Britain could see a Brexit dividend of up to £8 billion (US$10 billion), the Institute for Fiscal Studies (IFS) has said.
In its Green Budget, it said depending on the trade deal the UK secures with Brussels, Brexit could have a negative impact on the economy.
It also pointed, however, to a potential boost for public finances, the Daily Mail reports.
If Britain were to leave the EU and cease all contributions overnight, the government would have around £13.4 billion extra to spend, the IFS says.
Even if programs funded by the EU such as agriculture payments continue in the short term post-Brexit, the government will still be left with around £8 billion extra, the IFS suggested.
Thomas Pope, research economist for the IFS, said: “There is actually one quite positive risk on the spending front.
“The current forecasts assumes that when we stop making the EU contribution we will continue to spend all that money elsewhere in the public sector.
“However, we could replace all the EU funding that currently takes place in the UK and still have about £8 billion left over which we could use to reduce the deficit.”

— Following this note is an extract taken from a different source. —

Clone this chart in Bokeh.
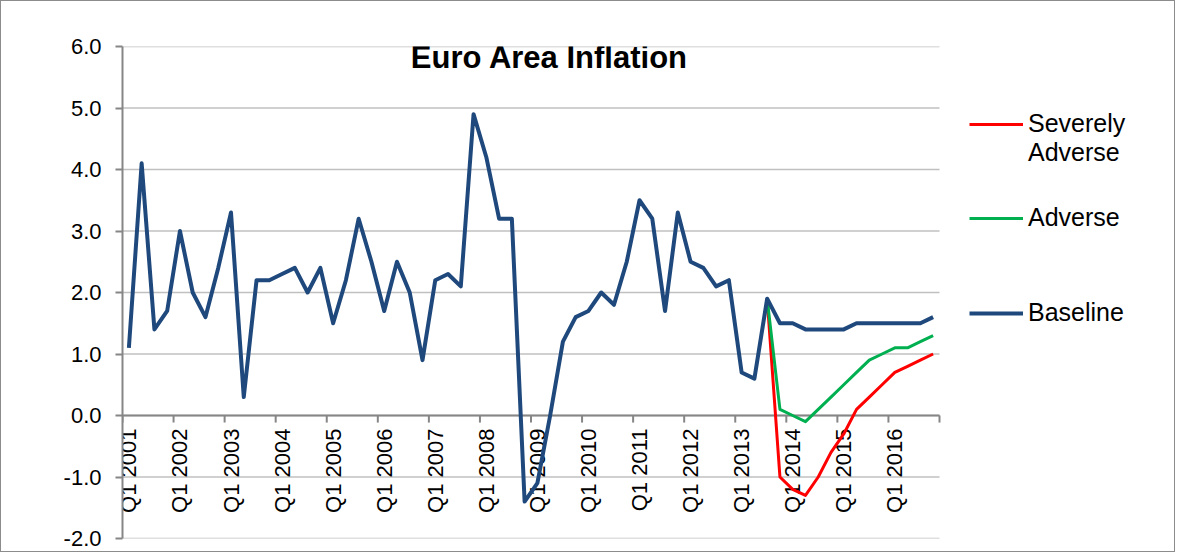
import numpy as np
from bokeh.plotting import figure
from bokeh.models import (Range1d, Legend, LegendItem, Label, FixedTicker,
                          NumeralTickFormatter)
from bokeh.core.properties import value
from bokeh.embed import file_html
from bokeh.resources import INLINE

# ---------------- data ----------------
quarter_labels = ["Q1 2001", "Q1 2002", "Q1 2003", "Q1 2004", "Q1 2005", "Q1 2006",
                  "Q1 2007", "Q1 2008", "Q1 2009", "Q1 2010", "Q1 2011", "Q1 2012",
                  "Q1 2013", "Q1 2014", "Q1 2015", "Q1 2016"]

baseline = [1.1, 4.1, 1.4, 1.7, 3.0, 2.0, 1.6, 2.4,
            3.3, 0.3, 2.2, 2.2, 2.3, 2.4, 2.0, 2.4,
            1.5, 2.2, 3.2, 2.5, 1.7, 2.5, 2.0, 0.9,
            2.2, 2.3, 2.1, 4.9, 4.2, 3.2, 3.2, -1.4,
            -1.1, 0.0, 1.2, 1.6, 1.7, 2.0, 1.8, 2.5,
            3.5, 3.2, 1.7, 3.3, 2.5, 2.4, 2.1, 2.2,
            0.7, 0.6, 1.9, 1.5, 1.5, 1.4, 1.4, 1.4,
            1.4, 1.5, 1.5, 1.5, 1.5, 1.5, 1.5, 1.6]

scenario_start = 50  # Q3 2013, the last common point
severely_adverse = [1.9, -1.0, -1.2, -1.3, -1.0, -0.6, -0.3, 0.1,
                    0.3, 0.5, 0.7, 0.8, 0.9, 1.0]
adverse = [1.9, 0.1, 0.0, -0.1, 0.1, 0.3, 0.5, 0.7,
           0.9, 1.0, 1.1, 1.1, 1.2, 1.3]

y_ticks = [-2, -1, 0, 1, 2, 3, 4, 5, 6]

# ---------------- styles / layout ----------------
FONT = "Liberation Sans"
BLUE = "#1F497D"
RED = "#FF0000"
GREEN = "#00B050"
AXIS_GRAY = "#868686"
GRID_GRAY = "#C0C0C0"

W, H = 1175, 552
BORDER_L, BORDER_T, BORDER_R, BORDER_B = 121, 45, 2, 15
DATA_PX = 817          # pixel width taken by the 64 quarters
n = len(baseline)
frame_px = W - BORDER_L - BORDER_R
x_end = -0.5 + frame_px * n / DATA_PX   # room on the right for the legend

x_all = list(range(n))
x_scen = list(range(scenario_start, scenario_start + len(adverse)))
label_x = list(range(0, n, 4))
tick_x = [i - 0.5 for i in range(0, n + 1, 4)]

p = figure(width=W, height=H, output_backend="svg", toolbar_location=None,
           x_range=Range1d(-0.5, x_end), y_range=Range1d(-2, 6),
           x_axis_location=None,
           min_border_left=BORDER_L, min_border_top=BORDER_T,
           min_border_right=BORDER_R, min_border_bottom=BORDER_B)
p.styles = {"border": "1px solid #8c8c8c"}
p.outline_line_color = None
p.background_fill_color = "white"
p.border_fill_color = "white"
p.xgrid.visible = False
p.ygrid.visible = False

ax = p.yaxis[0]
ax.ticker = FixedTicker(ticks=y_ticks)
ax.formatter = NumeralTickFormatter(format="0.0")
ax.axis_line_color = AXIS_GRAY
ax.axis_line_width = 2
ax.major_tick_line_color = AXIS_GRAY
ax.major_tick_line_width = 2
ax.major_tick_out = 7
ax.major_tick_in = 0
ax.minor_tick_line_color = None
ax.major_label_text_font = FONT
ax.major_label_text_font_size = "22px"
ax.major_label_text_color = "black"
ax.major_label_standoff = 14

# horizontal gridlines limited to the data area
p.segment(x0=[-0.5] * len(y_ticks), x1=[n - 0.5] * len(y_ticks), y0=y_ticks, y1=y_ticks,
          line_color=GRID_GRAY, line_width=1.5)

# x axis crossing at zero
p.segment(x0=[-0.5], x1=[n - 0.5], y0=[0], y1=[0], line_color=AXIS_GRAY, line_width=2)
p.segment(x0=tick_x, y0=[0] * len(tick_x), x1=tick_x, y1=[-0.115] * len(tick_x),
          line_color=AXIS_GRAY, line_width=2)
p.text(x=label_x, y=[0] * len(label_x), text=quarter_labels, angle=np.pi / 2,
       text_align="right", text_baseline="middle", y_offset=13,
       text_font=value(FONT), text_font_size="22px", text_color="black")

r_sev = p.line(x_scen, severely_adverse, line_color=RED, line_width=3, line_join="round")
r_adv = p.line(x_scen, adverse, line_color=GREEN, line_width=3, line_join="round")
r_base = p.line(x_all, baseline, line_color=BLUE, line_width=4, line_join="round")

legend_style = dict(glyph_width=54, glyph_height=20, label_standoff=5, padding=0,
                    margin=0, border_line_color=None, background_fill_alpha=0,
                    label_text_font=FONT, label_text_font_size="25px",
                    label_text_color="black")
p.add_layout(Legend(items=[LegendItem(label="\nSeverely\nAdverse", renderers=[r_sev])],
                    location=(847, 371), **legend_style))
p.add_layout(Legend(items=[LegendItem(label="Adverse", renderers=[r_adv])],
                    location=(847, 306), **legend_style))
p.add_layout(Legend(items=[LegendItem(label="Baseline", renderers=[r_base])],
                    location=(847, 211), **legend_style))

p.add_layout(Label(x=427, y=481, x_units="screen", y_units="screen",
                   text="Euro Area Inflation", text_align="center",
                   text_baseline="alphabetic", text_font=FONT,
                   text_font_size="31px", text_font_style="bold",
                   text_color="black"))

open("out.html", "w").write(file_html(p, INLINE))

During the referendum campaign, the ‘Vote Leave’ camp suggested there would be £350 million more every week to spend once Britain left the EU. That is around £18 billion a year.
A dividend of £8 billion would equate to around £150 million a week.
The think tank also warned that the UK government would have to increase taxes by 2020 in order to meet Chancellor Philip Hammond’s goal of reducing public borrowing to below 2 percent of national income by 2020-21.
The IFS also estimates government revenues will have to rise to 37 percent of national income by the 2019/20 tax year in order to meet Hammond’s target.
The last time Britain’s tax burden reached such heights was in 1986-87, when Margaret Thatcher was in Downing Street.